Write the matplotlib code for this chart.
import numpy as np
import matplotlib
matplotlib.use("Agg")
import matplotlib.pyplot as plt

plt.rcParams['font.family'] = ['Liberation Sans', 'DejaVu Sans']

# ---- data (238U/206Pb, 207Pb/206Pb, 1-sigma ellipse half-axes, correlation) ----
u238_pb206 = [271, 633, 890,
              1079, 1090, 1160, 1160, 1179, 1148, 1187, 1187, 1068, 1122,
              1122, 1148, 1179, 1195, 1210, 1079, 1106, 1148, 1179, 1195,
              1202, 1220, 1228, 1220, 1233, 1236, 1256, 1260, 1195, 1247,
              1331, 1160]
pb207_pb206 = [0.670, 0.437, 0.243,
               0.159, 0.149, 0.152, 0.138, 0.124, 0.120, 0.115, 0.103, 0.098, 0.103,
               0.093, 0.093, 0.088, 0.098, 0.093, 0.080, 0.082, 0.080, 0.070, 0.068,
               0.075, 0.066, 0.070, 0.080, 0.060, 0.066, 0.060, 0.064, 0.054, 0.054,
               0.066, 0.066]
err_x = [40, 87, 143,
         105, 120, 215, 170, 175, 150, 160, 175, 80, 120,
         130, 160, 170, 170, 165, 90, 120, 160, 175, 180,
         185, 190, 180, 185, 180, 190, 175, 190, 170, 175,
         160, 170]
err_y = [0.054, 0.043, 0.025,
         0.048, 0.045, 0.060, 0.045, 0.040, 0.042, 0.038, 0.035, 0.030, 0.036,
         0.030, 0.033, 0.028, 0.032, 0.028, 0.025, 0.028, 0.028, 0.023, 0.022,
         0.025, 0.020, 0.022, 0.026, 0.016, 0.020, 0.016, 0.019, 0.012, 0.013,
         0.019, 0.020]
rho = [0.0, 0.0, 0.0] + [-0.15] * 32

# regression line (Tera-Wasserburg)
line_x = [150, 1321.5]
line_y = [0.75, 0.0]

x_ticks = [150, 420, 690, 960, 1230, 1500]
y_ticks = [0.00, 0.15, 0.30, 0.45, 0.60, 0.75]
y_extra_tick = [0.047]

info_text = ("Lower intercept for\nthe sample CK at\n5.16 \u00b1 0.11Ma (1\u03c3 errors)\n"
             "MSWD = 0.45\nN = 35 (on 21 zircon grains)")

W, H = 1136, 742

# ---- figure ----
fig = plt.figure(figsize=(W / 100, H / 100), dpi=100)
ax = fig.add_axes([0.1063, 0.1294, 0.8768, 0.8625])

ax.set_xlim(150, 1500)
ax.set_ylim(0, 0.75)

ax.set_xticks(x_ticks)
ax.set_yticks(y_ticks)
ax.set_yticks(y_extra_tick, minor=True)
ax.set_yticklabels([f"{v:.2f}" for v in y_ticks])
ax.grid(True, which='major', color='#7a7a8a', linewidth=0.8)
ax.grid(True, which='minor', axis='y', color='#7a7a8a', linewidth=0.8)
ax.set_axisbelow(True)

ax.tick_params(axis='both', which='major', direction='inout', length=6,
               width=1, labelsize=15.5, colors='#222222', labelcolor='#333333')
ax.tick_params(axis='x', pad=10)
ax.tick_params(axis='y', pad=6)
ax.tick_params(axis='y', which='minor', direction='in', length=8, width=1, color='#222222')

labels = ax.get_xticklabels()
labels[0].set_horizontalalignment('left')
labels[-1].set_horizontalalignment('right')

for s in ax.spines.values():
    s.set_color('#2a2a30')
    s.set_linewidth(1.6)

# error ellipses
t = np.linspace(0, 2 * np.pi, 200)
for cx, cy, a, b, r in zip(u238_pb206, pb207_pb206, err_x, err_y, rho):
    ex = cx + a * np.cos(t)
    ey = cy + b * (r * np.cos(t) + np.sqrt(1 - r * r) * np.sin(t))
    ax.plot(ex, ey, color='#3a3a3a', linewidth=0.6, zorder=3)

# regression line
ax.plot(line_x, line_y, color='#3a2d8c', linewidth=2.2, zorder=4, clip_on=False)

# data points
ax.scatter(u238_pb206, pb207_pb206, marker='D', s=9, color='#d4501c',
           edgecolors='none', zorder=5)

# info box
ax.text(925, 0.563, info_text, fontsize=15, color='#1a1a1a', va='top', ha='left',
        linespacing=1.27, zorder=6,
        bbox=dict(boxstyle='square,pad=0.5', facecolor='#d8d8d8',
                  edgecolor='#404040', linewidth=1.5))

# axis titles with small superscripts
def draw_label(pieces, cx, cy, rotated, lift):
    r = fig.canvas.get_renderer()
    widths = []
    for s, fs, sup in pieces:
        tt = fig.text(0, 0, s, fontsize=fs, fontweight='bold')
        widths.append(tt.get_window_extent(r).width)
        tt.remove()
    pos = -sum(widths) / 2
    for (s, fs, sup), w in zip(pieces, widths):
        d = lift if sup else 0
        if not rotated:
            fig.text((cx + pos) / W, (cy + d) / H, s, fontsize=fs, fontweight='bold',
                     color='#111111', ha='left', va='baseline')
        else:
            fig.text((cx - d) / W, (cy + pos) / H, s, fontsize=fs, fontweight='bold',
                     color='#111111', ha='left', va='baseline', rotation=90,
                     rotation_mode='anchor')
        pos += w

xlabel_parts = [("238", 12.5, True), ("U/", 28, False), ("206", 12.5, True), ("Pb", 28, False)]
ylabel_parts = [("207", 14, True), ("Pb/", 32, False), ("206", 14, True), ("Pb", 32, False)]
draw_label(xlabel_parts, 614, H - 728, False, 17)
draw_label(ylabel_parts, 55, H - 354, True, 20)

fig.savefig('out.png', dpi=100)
■ ■ ■ ■ ■
What you need to do
Return exactly the lines from the beginning of the data above through the one containing "plt.rcParams['font.family'] = ['Liberation", please. Include both end lines and add nothing else.

Task output
Write the matplotlib code for this chart.
import numpy as np
import matplotlib
matplotlib.use("Agg")
import matplotlib.pyplot as plt

plt.rcParams['font.family'] = ['Liberation Sans', 'DejaVu Sans']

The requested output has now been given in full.